## YOUR TASK
Collect each line containing "that".

## DATA SECTION

==*==

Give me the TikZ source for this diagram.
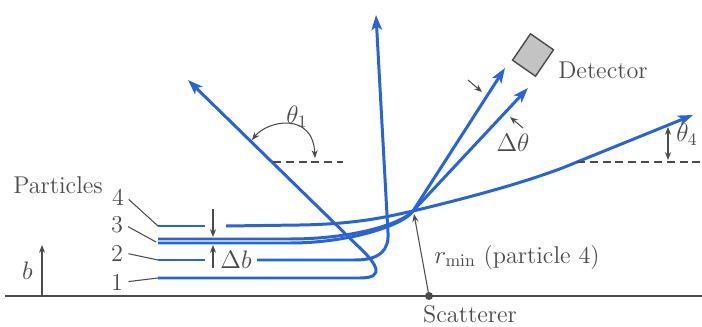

==*==

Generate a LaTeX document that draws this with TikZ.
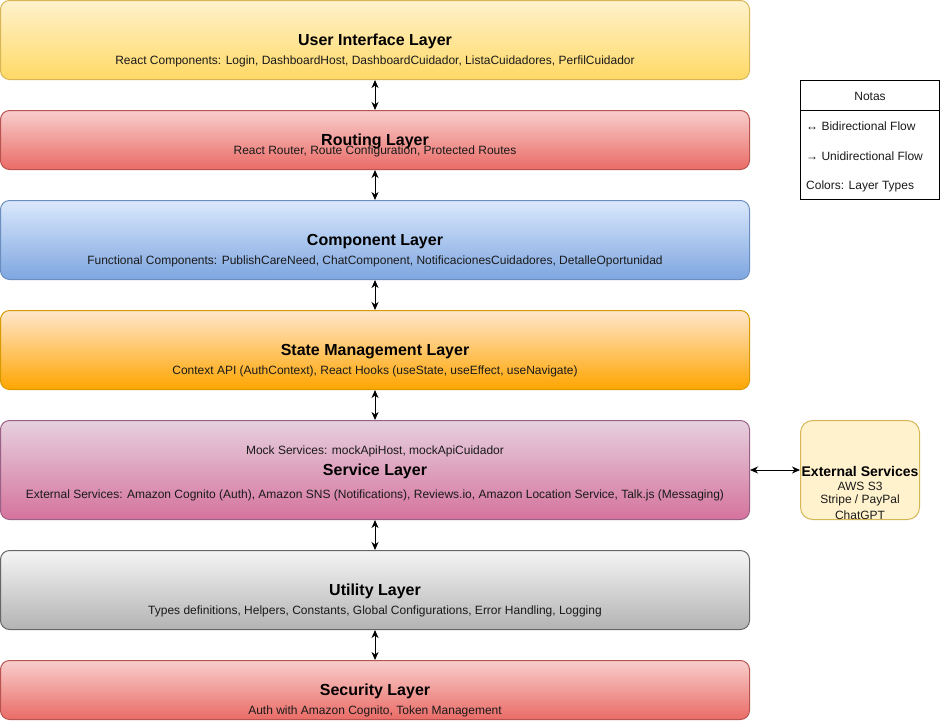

==*==

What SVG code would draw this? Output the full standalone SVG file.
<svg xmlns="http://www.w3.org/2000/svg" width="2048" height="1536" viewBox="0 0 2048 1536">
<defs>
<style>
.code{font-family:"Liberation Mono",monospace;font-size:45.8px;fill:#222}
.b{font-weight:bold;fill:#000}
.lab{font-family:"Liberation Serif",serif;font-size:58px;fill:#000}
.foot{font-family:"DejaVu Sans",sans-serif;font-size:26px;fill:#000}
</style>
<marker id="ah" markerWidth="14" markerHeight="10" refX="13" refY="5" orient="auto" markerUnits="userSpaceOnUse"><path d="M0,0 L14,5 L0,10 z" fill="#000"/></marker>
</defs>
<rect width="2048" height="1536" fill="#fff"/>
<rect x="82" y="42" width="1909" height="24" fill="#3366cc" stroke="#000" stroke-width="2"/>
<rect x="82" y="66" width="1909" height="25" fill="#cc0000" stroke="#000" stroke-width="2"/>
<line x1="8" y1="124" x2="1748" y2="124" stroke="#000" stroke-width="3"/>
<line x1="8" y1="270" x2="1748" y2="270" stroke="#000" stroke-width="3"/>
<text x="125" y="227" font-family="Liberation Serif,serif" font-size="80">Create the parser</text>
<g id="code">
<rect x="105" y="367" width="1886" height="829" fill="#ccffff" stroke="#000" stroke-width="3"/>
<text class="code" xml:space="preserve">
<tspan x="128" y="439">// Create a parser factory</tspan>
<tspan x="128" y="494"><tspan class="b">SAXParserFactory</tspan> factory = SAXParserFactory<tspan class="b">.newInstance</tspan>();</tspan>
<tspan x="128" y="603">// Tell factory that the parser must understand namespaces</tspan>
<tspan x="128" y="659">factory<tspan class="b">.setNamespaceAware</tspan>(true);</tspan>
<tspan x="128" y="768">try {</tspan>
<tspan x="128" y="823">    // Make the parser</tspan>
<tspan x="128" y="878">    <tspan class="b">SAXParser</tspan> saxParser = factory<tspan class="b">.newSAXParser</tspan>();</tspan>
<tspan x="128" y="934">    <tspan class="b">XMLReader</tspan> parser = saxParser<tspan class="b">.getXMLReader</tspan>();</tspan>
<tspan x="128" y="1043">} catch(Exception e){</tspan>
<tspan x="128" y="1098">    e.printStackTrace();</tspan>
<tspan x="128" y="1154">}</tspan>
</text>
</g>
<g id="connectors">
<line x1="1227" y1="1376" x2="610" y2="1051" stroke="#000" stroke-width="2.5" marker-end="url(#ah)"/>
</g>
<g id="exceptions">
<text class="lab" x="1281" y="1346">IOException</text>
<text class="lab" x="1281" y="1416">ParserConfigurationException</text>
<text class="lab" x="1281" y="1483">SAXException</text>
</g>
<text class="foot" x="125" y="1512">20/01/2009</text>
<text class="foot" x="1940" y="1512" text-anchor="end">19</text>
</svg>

==*==

## FULL RESPONSE
Generate a LaTeX document that draws this with TikZ.
<tspan x="128" y="603">// Tell factory that the parser must understand namespaces</tspan>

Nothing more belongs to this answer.